- Records for processing:
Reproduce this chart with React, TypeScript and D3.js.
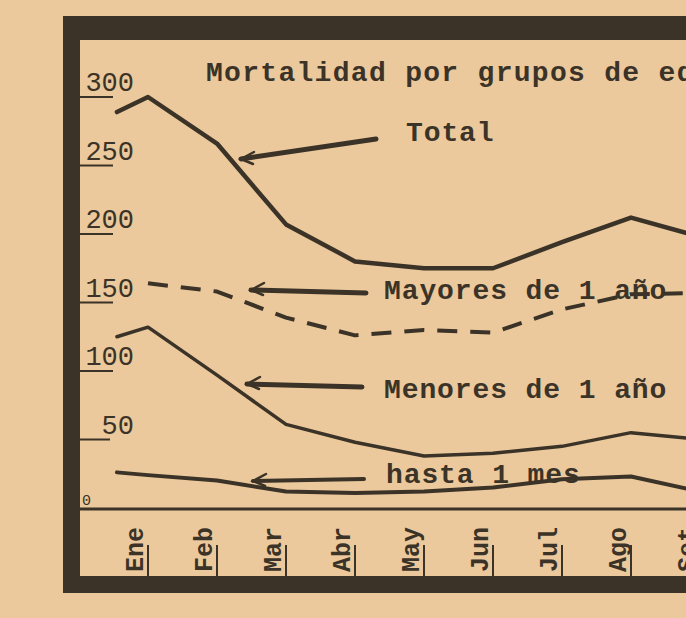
--
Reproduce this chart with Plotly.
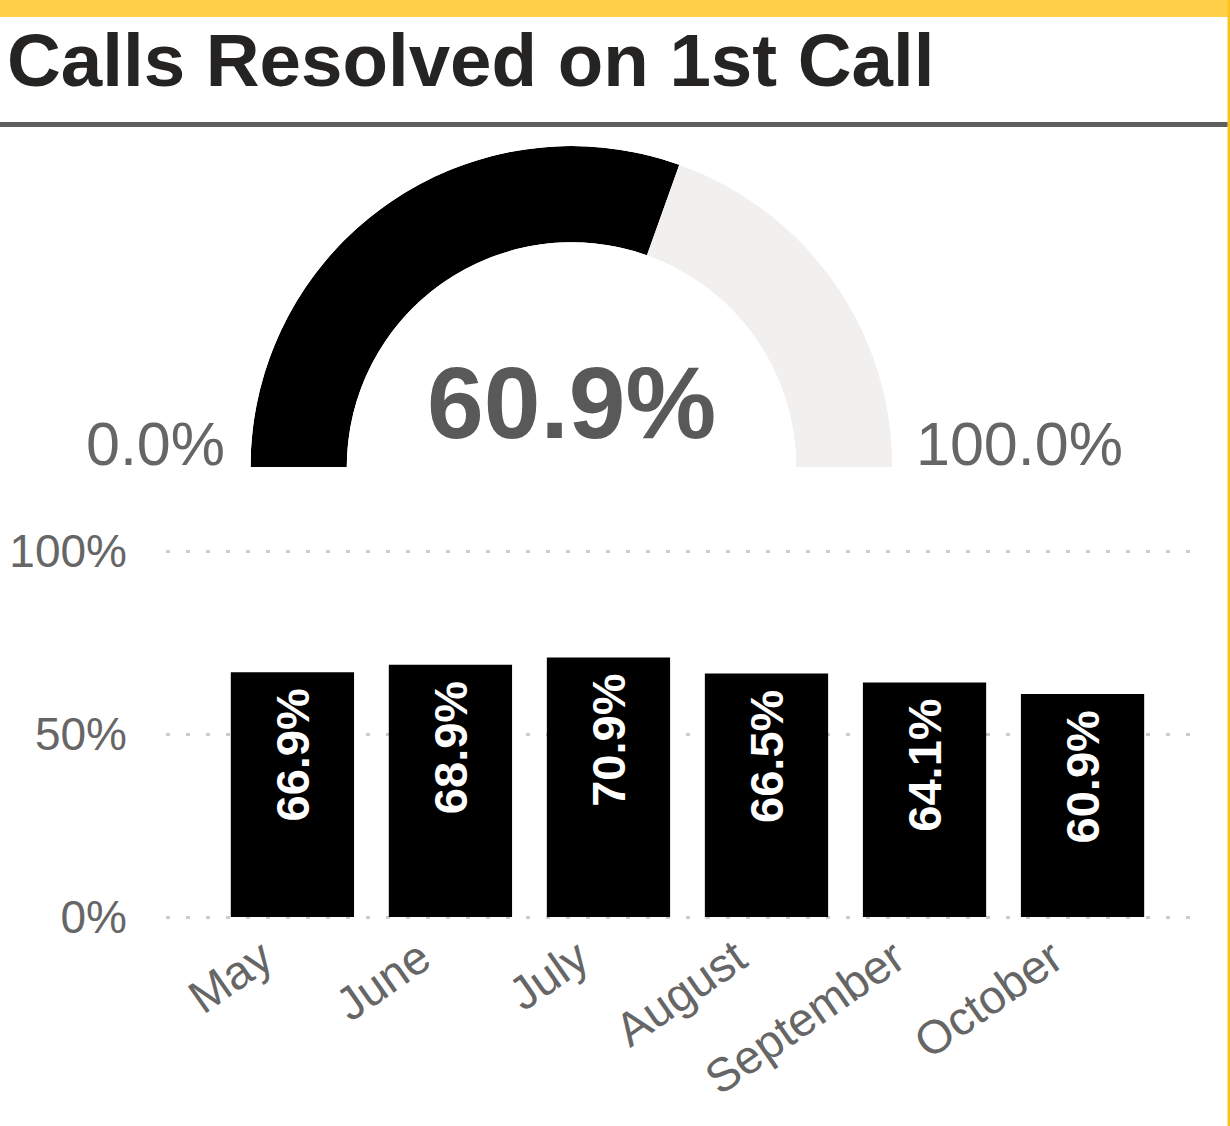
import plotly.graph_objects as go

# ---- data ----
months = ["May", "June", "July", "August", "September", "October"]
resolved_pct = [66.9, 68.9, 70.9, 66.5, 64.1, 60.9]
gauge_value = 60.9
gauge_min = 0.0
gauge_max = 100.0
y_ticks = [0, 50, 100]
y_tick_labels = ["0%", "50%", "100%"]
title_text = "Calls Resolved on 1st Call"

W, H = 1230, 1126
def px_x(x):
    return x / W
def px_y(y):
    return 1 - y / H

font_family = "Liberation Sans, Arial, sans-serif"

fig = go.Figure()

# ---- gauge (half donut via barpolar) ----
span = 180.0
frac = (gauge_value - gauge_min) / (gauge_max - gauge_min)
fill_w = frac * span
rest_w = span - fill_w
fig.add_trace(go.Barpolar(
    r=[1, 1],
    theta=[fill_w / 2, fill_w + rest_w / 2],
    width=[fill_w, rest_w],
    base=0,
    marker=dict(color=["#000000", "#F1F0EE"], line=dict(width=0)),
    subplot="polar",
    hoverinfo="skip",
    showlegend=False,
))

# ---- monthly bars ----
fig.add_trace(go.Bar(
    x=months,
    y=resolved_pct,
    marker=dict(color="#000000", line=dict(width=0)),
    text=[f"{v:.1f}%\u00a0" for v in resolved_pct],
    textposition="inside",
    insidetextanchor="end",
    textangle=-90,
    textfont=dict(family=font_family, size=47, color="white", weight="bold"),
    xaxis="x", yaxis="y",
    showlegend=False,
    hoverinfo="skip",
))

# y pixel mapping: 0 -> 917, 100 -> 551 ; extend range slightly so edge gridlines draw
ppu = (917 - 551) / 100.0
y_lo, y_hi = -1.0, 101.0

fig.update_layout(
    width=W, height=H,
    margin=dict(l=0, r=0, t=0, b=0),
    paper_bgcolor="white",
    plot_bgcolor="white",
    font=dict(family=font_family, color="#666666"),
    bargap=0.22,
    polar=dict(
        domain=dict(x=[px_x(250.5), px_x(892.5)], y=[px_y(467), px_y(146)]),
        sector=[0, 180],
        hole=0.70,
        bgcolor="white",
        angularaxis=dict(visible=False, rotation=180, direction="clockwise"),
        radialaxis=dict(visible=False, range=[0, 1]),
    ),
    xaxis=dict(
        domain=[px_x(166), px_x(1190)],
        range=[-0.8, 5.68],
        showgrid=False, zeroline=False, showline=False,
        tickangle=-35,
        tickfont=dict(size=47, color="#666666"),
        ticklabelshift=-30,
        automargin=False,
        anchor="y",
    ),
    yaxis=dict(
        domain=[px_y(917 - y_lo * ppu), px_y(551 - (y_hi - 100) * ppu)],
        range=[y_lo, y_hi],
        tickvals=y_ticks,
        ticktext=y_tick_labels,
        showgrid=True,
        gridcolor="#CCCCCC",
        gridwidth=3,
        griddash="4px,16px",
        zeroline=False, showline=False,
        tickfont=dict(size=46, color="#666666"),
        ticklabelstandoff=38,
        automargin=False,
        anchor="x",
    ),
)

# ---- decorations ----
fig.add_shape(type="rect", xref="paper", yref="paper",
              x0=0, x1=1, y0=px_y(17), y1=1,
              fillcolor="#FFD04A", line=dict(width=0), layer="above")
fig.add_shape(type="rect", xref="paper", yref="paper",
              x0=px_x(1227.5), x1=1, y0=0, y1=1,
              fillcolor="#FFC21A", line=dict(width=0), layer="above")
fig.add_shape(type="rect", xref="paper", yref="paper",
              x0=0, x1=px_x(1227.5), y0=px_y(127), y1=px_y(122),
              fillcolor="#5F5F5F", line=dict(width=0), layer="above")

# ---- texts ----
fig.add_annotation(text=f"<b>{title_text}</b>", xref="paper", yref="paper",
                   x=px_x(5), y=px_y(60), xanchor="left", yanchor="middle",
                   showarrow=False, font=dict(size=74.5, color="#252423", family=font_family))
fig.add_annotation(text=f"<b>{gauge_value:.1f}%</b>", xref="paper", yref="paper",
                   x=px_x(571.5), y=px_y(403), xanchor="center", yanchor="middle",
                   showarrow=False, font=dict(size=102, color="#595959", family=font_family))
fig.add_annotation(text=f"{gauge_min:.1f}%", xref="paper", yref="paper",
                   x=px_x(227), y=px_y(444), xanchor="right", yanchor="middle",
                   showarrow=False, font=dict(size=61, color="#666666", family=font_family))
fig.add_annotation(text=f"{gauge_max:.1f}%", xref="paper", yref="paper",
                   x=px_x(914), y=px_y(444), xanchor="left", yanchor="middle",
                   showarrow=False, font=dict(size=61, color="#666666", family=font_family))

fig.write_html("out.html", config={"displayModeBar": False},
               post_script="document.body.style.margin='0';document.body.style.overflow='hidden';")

- Exercise objective: Out of the material above, gather each line where "with" appears.

- Task output:
Reproduce this chart with React, TypeScript and D3.js.
Reproduce this chart with Plotly.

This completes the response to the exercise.